• Reliance seeks petcoke from Indian Oil, HPCL, BPCL for $5 billion gasifiers

    Reliance Industries Ltd (RIL) has approached three state-run oil marketing companies to buy petroleum coke (petcoke) from them to fire its $5 billion petcoke gasifiers, according to three officials aware of the development. RIL operates the world’s biggest refining complex in Jamnagar, Gujarat, where two adjacent plants can process about 1.4 million barrels of oil a day. It has 10 petcoke gasifiers of which four, in the domestic tariff area (DTA), are already in the ramp-up phase, and the remaining six, in the special economic zone refinery, are likely to be commissioned in the fourth quarter of this fiscal.

    “RIL has approached us seeking additional petcoke as RIL’s own petcoke generation capacity will not suffice to meet its gasification needs. We are deliberating on the matter,” a senior official of one of the oil marketing companies said on condition of anonymity.

    Reliance Industries, Bharat Petroleum Corp. Ltd (BPCL) and Hindustan Petroleum Corp. Ltd (HPCL) did not reply to an email sent on 2 August.

    “We produce 6.5-7 million tonnes per annum (mtpa) of petcoke and once the gasifiers are running at full capacity, we would be running the entire petcoke for gasification. We also may require more of either coal or petcoke. Once we are running at 100% capacity, we would stop importing LNG,” said V. Srikanth, RIL’s joint chief financial officer.

    With refineries processing heavier crudes, the production of petcoke at refineries is peaking and gasification of petcoke has become an efficient and environmentally safe way of utilising it.

    RIL wants to completely eliminate its petcoke production of 6.5 million tonnes a year, generated from two of its cokers. Petcoke gasification will help it produce 23 mscmd (million standard cu. m a day) of synthesis gas or syngas which will reduce intake of regasified liquefied natural gas (R-LNG) at its refineries. Syngas is a fuel gas mixture of primarily hydrogen, carbon monoxide and, very often, some carbon dioxide.

    RIL takes around 8 million standard cubic metres a day (mscmd) of R-LNG for its refineries which it eventually plans to bring down to 2 mscmd.

    In an emailed response, Indian Oil Corp.
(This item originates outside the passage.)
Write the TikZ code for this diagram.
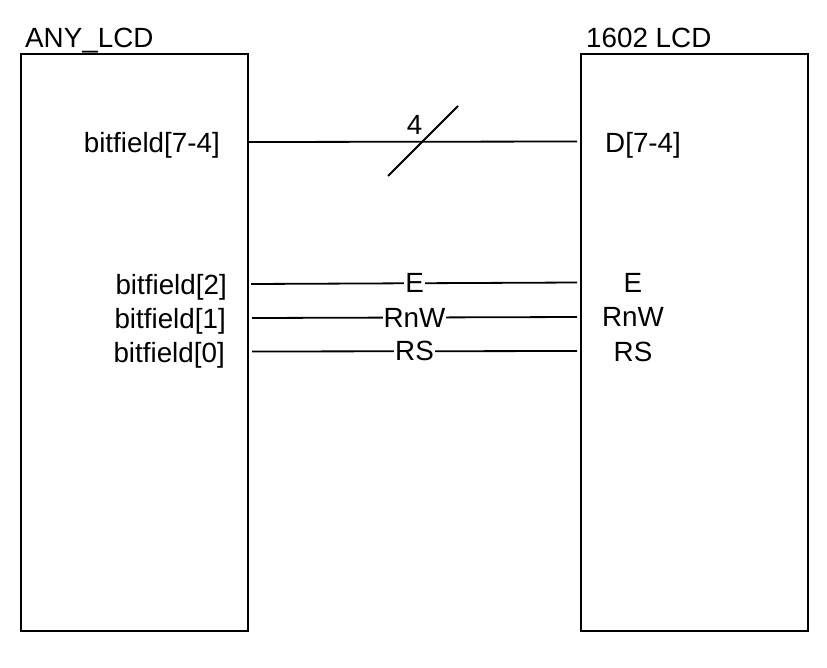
\documentclass[tikz,border=0pt]{standalone}
\usepackage{fontspec}
\setmainfont{Liberation Sans}
\begin{document}
\begin{tikzpicture}[x=1pt,y=-1pt,
  every node/.style={font=\fontsize{27.8}{32}\selectfont, inner sep=0pt},
  box/.style={draw, line width=1.8pt, minimum width=227pt, minimum height=577pt},
  wire/.style={line width=1.8pt},
  wlabel/.style={fill=white, inner xsep=1pt, inner ysep=2pt}]
\useasboundingbox (0,0) rectangle (827,667);
% boxes
\node[box] (L) at (134.5,342.5) {};
\node[box] (R) at (694.5,342.5) {};
% titles
\node[anchor=base west] (tL) at (25,47) {ANY\_LCD};
\node[anchor=base west] (tR) at (586,47) {1602 LCD};
% left labels
\node[anchor=base east] (b74) at (220,152) {bitfield[7-4]};
\node[anchor=base east] (b2) at (227,294) {bitfield[2]};
\node[anchor=base east] (b1) at (226,328) {bitfield[1]};
\node[anchor=base east] (b0) at (225,362) {bitfield[0]};
% right labels
\node[anchor=base west] (d74) at (605,152) {D[7-4]};
\node[anchor=base] (rE) at (633,292) {E};
\node[anchor=base] (rRnW) at (633,326) {RnW};
\node[anchor=base] (rRS) at (633,361) {RS};
% wire endpoints
\coordinate (a1) at (248,142);
\coordinate (a2) at (577,141.5);
\coordinate (e1) at (251,284);
\coordinate (e2) at (577,282.5);
\coordinate (w1) at (252,318);
\coordinate (w2) at (577,317);
\coordinate (s1) at (252,351.5);
\coordinate (s2) at (577,351);
\coordinate (sl1) at (388,176);
\coordinate (sl2) at (458,106);
% wires
\draw[wire] (a1) -- (a2);
\draw[wire] (sl1) -- (sl2);
\node (n4) at (414.5,125) {4};
\draw[wire] (e1) -- node[wlabel, pos=0.502] (lE) {E} (e2);
\draw[wire] (w1) -- node[wlabel, pos=0.5] (lRnW) {RnW} (w2);
\draw[wire] (s1) -- node[wlabel, pos=0.5] (lRS) {RS} (s2);
\end{tikzpicture}
\end{document}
Ltd said, “Reliance Industries has expressed interest in procuring petcoke from Indian Oil but discussions in this direction have not yet been initiated.” Indian Oil sells petcoke to customers from industries like cement, lime kiln and steel. The company plans to install the facility of petcoke gasification in one of its refineries, for which a study is in progress, it said.

    Petcoke gasification will help RIL lower the refinery’s energy costs and boost its gross refining margin (GRM), which is what a refiner earns by turning a barrel of crude oil into refined products.

    “We expect the entire project (with 10 gasifiers) will be fully commissioned by March 2019. In addition, RIL’s flexibility to switch crude sourcing toward heavier crudes should raise its competitiveness versus global peers. Every $1 per barrel change in GRMs affects FY19-21e earnings by 5-6%,” said HSBC Research in a report dated 29 July.

    However, if the government decides to ban import of petcoke, owing to environmental concerns, RIL can use 15-20% coal instead of petcoke. “RIL will require 25% of its petcoke requirements once gasifiers are fully ramped up. However, the company does not see a ban on imports for gasifiers and cement kilns,” said Morgan Stanley Research in its report dated 30 July.